Work required: Skip pictures; extract every line from the one with "Output the Python" through the one with "NUMBER_ERR_HI = [91.6, 83.5, 98.3, 98.2]", exactly as written.
##### Records to process #####
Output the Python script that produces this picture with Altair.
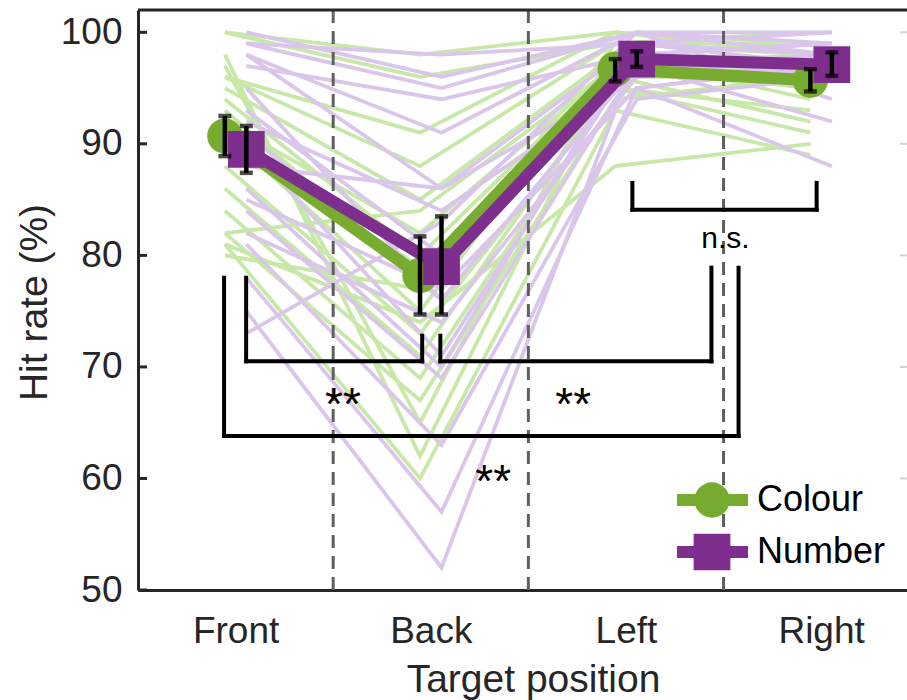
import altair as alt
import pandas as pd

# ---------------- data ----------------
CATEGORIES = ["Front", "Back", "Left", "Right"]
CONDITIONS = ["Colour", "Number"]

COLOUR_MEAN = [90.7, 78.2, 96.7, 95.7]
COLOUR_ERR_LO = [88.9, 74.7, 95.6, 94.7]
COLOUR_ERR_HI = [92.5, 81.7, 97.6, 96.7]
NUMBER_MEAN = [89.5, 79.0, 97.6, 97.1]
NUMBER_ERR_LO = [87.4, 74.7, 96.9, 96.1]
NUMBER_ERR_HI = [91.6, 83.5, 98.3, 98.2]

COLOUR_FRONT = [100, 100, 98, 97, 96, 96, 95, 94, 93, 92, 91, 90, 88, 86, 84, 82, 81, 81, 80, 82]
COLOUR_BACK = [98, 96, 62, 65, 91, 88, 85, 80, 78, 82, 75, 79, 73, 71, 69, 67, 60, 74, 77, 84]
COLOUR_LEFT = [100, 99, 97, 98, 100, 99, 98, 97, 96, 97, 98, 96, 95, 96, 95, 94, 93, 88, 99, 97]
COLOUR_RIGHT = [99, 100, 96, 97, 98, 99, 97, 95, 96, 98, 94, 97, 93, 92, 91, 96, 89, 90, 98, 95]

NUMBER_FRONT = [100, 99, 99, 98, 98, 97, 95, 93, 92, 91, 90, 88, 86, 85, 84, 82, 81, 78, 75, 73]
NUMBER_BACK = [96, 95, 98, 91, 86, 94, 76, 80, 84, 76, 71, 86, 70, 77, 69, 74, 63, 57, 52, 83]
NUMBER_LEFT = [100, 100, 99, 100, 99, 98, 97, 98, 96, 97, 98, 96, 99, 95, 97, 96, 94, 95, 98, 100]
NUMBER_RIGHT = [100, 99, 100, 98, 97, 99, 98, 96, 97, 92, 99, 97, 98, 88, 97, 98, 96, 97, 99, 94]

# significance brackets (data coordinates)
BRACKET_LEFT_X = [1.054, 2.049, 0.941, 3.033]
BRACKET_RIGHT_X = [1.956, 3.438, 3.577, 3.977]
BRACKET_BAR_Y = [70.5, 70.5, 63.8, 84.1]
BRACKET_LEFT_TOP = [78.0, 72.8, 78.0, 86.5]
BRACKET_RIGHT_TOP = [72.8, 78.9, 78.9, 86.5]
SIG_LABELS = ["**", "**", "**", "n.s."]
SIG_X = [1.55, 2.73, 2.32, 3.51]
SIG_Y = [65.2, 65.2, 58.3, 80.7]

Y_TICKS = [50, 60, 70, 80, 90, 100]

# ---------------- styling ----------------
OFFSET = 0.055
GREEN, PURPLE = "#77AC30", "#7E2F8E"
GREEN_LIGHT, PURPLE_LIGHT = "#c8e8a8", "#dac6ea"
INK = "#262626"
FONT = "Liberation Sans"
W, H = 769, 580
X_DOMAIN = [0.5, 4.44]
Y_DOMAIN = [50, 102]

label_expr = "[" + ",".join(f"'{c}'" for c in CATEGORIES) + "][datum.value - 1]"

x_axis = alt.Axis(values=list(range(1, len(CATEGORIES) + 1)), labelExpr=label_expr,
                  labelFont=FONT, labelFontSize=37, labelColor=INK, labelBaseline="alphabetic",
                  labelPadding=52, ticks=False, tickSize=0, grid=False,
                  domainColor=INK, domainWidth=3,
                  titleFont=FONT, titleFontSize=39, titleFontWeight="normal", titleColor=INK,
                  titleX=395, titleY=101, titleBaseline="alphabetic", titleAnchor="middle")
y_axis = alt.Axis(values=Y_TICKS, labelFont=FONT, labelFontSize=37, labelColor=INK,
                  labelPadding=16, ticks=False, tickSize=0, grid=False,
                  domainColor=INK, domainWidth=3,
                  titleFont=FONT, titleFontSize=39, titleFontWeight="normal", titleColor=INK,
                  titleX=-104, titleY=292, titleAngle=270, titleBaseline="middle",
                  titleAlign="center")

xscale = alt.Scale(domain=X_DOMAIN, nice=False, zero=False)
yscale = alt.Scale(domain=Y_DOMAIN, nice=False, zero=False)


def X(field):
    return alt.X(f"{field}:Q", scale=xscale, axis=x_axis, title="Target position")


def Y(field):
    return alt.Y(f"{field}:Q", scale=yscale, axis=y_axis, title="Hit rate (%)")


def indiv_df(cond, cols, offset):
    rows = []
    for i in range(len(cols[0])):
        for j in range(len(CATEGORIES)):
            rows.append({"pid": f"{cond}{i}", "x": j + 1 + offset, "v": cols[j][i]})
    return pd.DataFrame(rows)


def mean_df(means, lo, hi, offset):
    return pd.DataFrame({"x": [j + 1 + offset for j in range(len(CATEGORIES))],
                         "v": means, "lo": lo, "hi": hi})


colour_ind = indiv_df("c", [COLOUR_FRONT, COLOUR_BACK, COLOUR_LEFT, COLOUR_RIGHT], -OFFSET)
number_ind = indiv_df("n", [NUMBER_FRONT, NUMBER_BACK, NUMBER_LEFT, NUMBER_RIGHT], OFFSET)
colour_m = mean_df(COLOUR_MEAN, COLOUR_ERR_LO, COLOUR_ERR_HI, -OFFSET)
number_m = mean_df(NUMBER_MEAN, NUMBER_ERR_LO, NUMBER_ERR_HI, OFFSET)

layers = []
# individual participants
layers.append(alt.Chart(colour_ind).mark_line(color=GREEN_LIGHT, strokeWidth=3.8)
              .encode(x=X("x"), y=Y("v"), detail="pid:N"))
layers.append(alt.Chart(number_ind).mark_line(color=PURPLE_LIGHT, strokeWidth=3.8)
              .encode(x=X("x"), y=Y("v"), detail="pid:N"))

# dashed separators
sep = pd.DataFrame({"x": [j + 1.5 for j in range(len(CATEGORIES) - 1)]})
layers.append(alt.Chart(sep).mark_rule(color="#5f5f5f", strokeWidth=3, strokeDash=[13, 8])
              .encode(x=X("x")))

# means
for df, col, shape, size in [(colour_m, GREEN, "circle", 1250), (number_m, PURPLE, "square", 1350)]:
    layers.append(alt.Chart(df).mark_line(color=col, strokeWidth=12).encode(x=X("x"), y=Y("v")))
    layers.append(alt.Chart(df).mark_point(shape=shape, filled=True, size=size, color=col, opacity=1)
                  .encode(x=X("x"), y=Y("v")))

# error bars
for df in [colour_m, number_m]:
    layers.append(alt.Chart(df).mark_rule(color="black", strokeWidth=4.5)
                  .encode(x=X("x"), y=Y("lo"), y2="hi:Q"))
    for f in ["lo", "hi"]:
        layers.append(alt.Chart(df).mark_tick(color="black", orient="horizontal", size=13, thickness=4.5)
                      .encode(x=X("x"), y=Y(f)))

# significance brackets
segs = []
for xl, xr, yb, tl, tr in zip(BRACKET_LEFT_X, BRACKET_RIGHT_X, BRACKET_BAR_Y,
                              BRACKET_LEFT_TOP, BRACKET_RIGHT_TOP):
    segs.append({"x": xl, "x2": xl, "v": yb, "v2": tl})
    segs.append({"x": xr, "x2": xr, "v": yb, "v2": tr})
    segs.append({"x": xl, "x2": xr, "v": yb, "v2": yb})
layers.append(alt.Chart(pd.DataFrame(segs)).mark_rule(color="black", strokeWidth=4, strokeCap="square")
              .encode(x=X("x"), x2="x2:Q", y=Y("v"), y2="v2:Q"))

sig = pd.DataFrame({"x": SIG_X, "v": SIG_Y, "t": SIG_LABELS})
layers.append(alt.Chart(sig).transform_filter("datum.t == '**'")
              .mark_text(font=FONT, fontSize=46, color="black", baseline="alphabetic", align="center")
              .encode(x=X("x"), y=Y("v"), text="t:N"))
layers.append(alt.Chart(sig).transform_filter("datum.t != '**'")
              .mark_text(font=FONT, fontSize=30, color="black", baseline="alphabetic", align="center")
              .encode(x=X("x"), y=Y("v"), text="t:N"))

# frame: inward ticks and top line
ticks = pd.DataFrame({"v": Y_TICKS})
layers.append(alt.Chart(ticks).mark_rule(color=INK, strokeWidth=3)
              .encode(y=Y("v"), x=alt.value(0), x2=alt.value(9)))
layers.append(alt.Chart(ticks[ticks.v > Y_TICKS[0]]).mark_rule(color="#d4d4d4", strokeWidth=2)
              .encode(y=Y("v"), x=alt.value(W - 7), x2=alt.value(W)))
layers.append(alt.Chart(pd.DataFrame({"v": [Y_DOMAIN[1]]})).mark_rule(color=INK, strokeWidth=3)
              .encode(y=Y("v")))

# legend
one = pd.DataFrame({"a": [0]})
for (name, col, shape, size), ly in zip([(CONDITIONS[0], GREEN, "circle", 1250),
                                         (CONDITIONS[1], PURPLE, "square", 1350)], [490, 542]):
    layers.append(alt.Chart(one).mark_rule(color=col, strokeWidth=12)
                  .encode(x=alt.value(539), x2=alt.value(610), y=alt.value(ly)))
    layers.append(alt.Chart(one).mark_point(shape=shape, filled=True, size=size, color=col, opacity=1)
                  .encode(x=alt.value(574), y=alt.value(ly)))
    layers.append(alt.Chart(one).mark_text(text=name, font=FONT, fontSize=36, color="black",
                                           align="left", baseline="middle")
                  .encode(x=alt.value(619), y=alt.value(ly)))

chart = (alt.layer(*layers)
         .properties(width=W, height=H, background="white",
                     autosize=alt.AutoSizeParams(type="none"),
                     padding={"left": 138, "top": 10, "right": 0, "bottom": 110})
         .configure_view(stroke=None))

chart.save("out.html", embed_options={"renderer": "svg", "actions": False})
#####
##### Records to process #####
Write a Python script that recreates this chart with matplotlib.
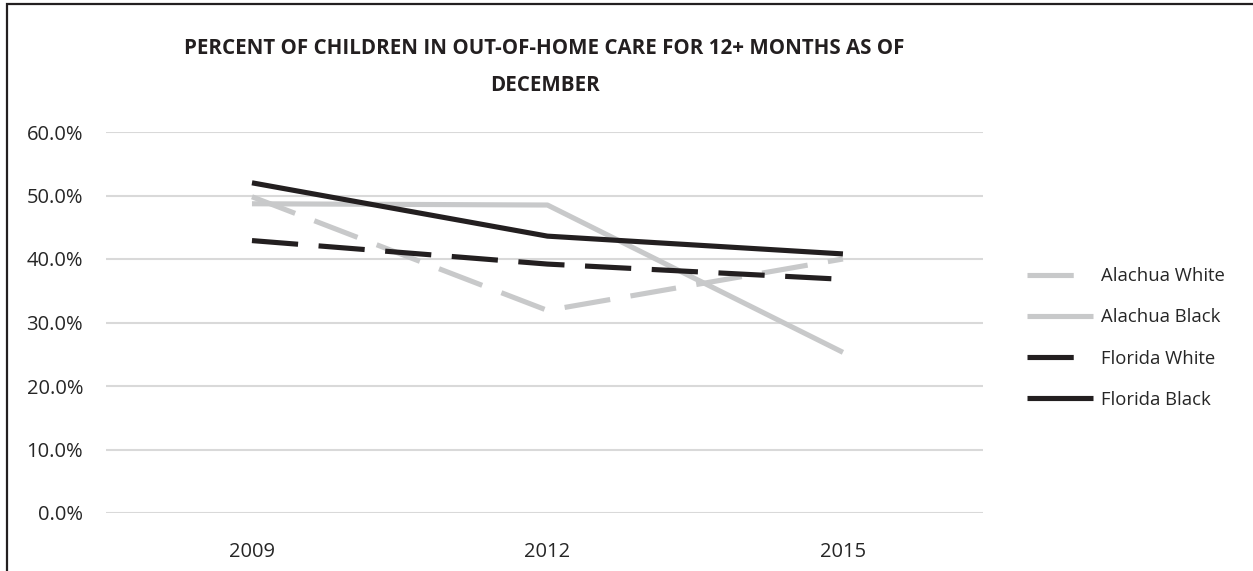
#####
Response to the exercise:
Output the Python script that produces this picture with Altair.
import altair as alt
import pandas as pd

# ---------------- data ----------------
CATEGORIES = ["Front", "Back", "Left", "Right"]
CONDITIONS = ["Colour", "Number"]

COLOUR_MEAN = [90.7, 78.2, 96.7, 95.7]
COLOUR_ERR_LO = [88.9, 74.7, 95.6, 94.7]
COLOUR_ERR_HI = [92.5, 81.7, 97.6, 96.7]
NUMBER_MEAN = [89.5, 79.0, 97.6, 97.1]
NUMBER_ERR_LO = [87.4, 74.7, 96.9, 96.1]
NUMBER_ERR_HI = [91.6, 83.5, 98.3, 98.2]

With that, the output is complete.